Records with drawing code =>
---*---

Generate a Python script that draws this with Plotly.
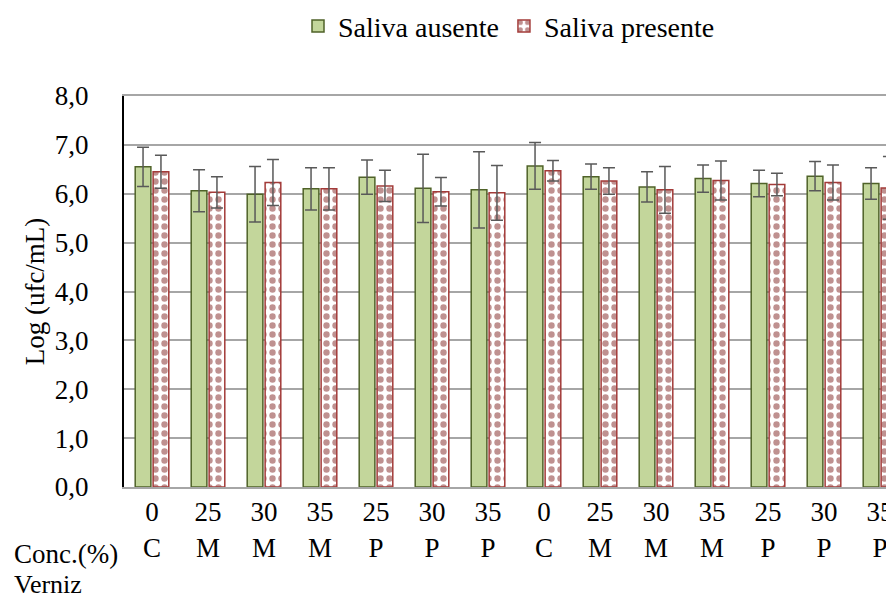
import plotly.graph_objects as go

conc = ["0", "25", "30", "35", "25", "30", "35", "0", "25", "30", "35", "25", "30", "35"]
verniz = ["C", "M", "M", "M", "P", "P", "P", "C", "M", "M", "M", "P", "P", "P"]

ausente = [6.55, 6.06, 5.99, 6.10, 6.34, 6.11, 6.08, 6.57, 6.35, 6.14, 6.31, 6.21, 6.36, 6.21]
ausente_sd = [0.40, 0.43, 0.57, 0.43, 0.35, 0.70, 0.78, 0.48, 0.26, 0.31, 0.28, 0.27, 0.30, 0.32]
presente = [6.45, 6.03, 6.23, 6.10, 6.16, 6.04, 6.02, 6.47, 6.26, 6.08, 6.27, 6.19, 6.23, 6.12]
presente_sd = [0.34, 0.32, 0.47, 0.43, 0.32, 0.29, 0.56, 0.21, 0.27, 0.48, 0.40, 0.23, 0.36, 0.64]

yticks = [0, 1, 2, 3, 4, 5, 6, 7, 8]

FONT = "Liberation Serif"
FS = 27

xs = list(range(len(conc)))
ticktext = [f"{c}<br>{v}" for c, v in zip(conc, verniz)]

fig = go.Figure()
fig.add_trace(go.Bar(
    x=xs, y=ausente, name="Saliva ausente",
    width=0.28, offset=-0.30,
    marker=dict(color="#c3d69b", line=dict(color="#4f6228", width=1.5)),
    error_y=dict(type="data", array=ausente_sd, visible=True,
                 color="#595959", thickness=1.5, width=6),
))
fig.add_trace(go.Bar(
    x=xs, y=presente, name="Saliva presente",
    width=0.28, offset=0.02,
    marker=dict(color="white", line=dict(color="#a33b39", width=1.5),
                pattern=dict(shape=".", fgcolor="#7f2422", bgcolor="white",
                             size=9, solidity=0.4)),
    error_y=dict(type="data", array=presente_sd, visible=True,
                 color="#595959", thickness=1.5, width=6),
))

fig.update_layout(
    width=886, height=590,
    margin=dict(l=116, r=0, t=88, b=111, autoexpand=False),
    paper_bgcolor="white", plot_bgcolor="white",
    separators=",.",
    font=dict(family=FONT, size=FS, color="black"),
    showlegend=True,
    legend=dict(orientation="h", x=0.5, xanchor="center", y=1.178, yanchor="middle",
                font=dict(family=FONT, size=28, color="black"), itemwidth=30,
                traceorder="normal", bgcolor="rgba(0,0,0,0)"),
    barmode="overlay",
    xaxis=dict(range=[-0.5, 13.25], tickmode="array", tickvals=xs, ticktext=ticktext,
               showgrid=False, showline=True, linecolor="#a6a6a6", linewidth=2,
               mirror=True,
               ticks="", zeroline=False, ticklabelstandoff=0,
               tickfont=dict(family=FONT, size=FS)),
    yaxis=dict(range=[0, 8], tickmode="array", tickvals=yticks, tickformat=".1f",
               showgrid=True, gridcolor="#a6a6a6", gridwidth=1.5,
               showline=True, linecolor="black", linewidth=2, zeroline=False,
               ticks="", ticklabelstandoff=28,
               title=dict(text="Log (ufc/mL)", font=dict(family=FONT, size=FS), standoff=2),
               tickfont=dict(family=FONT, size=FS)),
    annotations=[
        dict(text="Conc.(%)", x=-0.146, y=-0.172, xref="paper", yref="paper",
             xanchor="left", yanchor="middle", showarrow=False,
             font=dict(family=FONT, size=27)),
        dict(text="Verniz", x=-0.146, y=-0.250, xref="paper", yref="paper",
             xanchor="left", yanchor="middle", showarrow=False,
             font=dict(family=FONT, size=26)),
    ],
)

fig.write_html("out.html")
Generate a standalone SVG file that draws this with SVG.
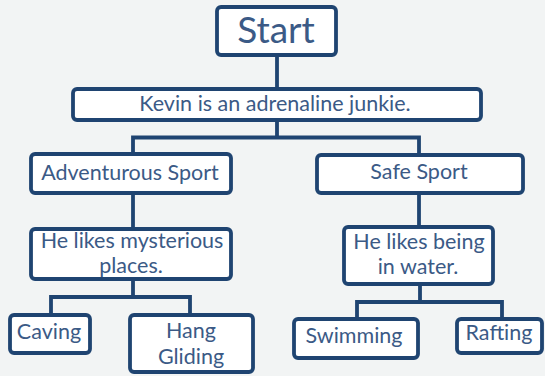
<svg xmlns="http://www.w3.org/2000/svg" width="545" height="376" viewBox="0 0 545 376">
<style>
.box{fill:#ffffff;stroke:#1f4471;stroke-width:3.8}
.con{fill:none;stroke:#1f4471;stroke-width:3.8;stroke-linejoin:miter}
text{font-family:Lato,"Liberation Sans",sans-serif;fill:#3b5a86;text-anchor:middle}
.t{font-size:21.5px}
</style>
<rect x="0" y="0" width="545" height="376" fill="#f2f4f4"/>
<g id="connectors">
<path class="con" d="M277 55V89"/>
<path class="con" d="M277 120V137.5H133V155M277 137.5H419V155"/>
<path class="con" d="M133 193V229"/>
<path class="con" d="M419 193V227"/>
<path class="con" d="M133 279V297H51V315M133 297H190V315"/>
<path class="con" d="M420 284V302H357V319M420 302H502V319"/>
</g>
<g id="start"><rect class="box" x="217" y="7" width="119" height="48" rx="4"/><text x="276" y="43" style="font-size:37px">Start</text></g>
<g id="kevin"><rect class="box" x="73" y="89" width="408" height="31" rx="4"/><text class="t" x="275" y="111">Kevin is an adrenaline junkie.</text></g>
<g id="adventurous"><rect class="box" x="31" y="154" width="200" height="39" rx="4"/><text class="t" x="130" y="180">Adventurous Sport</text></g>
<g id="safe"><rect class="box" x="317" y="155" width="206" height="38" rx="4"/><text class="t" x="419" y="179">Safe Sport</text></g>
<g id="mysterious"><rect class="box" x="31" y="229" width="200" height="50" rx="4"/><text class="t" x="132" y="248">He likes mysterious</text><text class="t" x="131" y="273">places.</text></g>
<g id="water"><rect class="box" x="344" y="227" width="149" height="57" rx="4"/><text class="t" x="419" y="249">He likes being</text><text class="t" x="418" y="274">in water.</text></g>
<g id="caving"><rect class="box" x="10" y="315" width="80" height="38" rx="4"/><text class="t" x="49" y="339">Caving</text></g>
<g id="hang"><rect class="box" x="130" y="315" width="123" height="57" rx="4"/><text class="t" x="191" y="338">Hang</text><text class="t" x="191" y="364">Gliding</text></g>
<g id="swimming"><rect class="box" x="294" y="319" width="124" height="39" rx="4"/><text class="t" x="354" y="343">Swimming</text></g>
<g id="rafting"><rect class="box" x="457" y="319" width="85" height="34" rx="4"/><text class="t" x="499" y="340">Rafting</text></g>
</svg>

---*---

WRITTEN REQUEST =>
Wherever a line in the data above holds "draws", copy that line.

RESULT OF THE TASK =>
Generate a Python script that draws this with Plotly.
Generate a standalone SVG file that draws this with SVG.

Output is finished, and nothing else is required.